The Danish pronunciation is popularly described as 'softer', which in this case refers mostly to the frequent approximants corresponding to Norwegian and historical plosives in some positions in the word (especially the pronunciation of the letters d and g), as well as the realisation of r as an approximant.
It is often humorously claimed that Danes have an easier time understanding drunk Norwegians than sober ones, as the former often use a more slurred manner of speech that resembles Danish.
German influence
First of all, Danish has adopted many German words and some grammatical influences not so frequently used in Bokmål anymore. An example is names of countries.

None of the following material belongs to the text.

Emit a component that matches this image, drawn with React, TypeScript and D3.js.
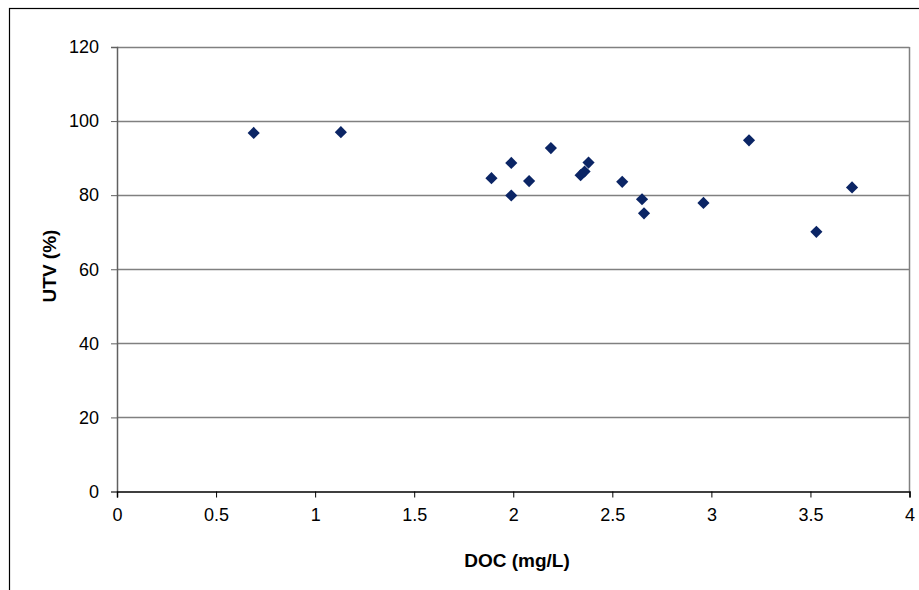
import { useEffect, useRef } from 'react';
import * as d3 from 'd3';

const docValues = [0.69, 1.13, 1.89, 1.99, 1.99, 2.08, 2.19, 2.34, 2.36, 2.38, 2.55, 2.65, 2.66, 2.96, 3.19, 3.53, 3.71];
const utvValues = [96.8, 97.0, 84.6, 88.7, 79.9, 83.8, 92.7, 85.4, 86.4, 88.8, 83.6, 78.9, 75.1, 77.9, 94.8, 70.1, 82.1];
const xTicks = [0, 0.5, 1, 1.5, 2, 2.5, 3, 3.5, 4];
const yTicks = [0, 20, 40, 60, 80, 100, 120];

export default function App() {
  const svgRef = useRef<SVGSVGElement>(null);

  useEffect(() => {
    if (!svgRef.current) return;
    const svg = d3.select(svgRef.current);
    svg.selectAll('*').remove();

    const left = 117, right = 909.5, top = 47, bottom = 491.5;
    const x = d3.scaleLinear().domain([0, 4]).range([left, right]);
    const y = d3.scaleLinear().domain([0, 120]).range([bottom, top]);
    const font = '"Liberation Sans", Arial, sans-serif';

    svg.append('rect').attr('x', 9.5).attr('y', 8.5).attr('width', 930).attr('height', 600)
      .attr('fill', '#fff').attr('stroke', '#000').attr('stroke-width', 1.2);

    // gridlines + plot border
    svg.append('g').selectAll('line').data(yTicks.filter((t) => t > 0)).join('line')
      .attr('x1', left).attr('x2', right)
      .attr('y1', (d) => Math.round(y(d)) + 0.5).attr('y2', (d) => Math.round(y(d)) + 0.5)
      .attr('stroke', '#808080').attr('stroke-width', 1.5);
    svg.append('line').attr('x1', right).attr('x2', right).attr('y1', top).attr('y2', bottom)
      .attr('stroke', '#808080').attr('stroke-width', 1.5);

    const yAxis = svg.append('g').attr('transform', `translate(${left},0)`)
      .call(d3.axisLeft(y).tickValues(yTicks).tickSize(6).tickPadding(12).tickFormat(d3.format('d')));
    yAxis.select('.domain').attr('stroke', '#606060').attr('stroke-width', 1.5);
    yAxis.selectAll('.tick line').attr('stroke', '#606060');

    const xAxis = svg.append('g').attr('transform', `translate(0,${bottom})`)
      .call(d3.axisBottom(x).tickValues(xTicks).tickSize(6).tickPadding(11).tickFormat((d) => String(d)));
    xAxis.select('.domain').attr('stroke', '#000').attr('stroke-width', 1.5);
    xAxis.selectAll('.tick line').attr('stroke', '#000');

    svg.selectAll('.tick text').attr('fill', '#000').style('font-size', '18px').style('font-family', font);

    const diamond = d3.symbol().type(d3.symbolSquare).size(74);
    svg.append('g').selectAll('path').data(docValues).join('path')
      .attr('d', diamond)
      .attr('transform', (d, i) => `translate(${x(d)},${y(utvValues[i])}) rotate(45)`)
      .attr('fill', '#0b2565');

    svg.append('text').attr('x', 517).attr('y', 567).attr('text-anchor', 'middle')
      .style('font-family', font).style('font-size', '19px').style('font-weight', 'bold').text('DOC (mg/L)');
    svg.append('text').attr('transform', `translate(56,266) rotate(-90)`).attr('text-anchor', 'middle')
      .style('font-family', font).style('font-size', '19px').style('font-weight', 'bold').text('UTV (%)');
  }, []);

  return (
    <svg ref={svgRef} width={919} height={590} style={{ position: 'absolute', left: 0, top: 0 }} />
  );
}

Danish and Swedish generally use the German names of countries, or at least the German ending, while Norwegian uses the Latin endings; this means that the usual ending is -a in Norwegian and -en or -et in Danish. The -en and -et endings are the definite articles.
English: Spain Danish: Spanien Norwegian: Spania
Grammatical differences
Prepositions
The main difference in use of prepositions in the Danish and Norwegian language is the use of i/på, (in English in/on. In many cases the rules are the same, but there are still many exceptions. For example if you were to say I'm going out (as in out to a bar or a disco) you would say in Norwegian Jeg går på byen (literally I go on the city) but in Danish you would say Jeg går i byen (literally I go in the city – in Dano-Norwegian, this sentence would mean I walk in the city, which it can mean in Danish, too).
Another difference is the use of the definite endings. In Danish, the definite ending is used similarly to the definite article in English, so that I love that man becomes Jeg elsker den mand. In Norwegian, the definite article is still used even if a specific example is already indicated with den (that): I love that man becomes Jeg elsker den mannen in Norwegian, literally I love that the man.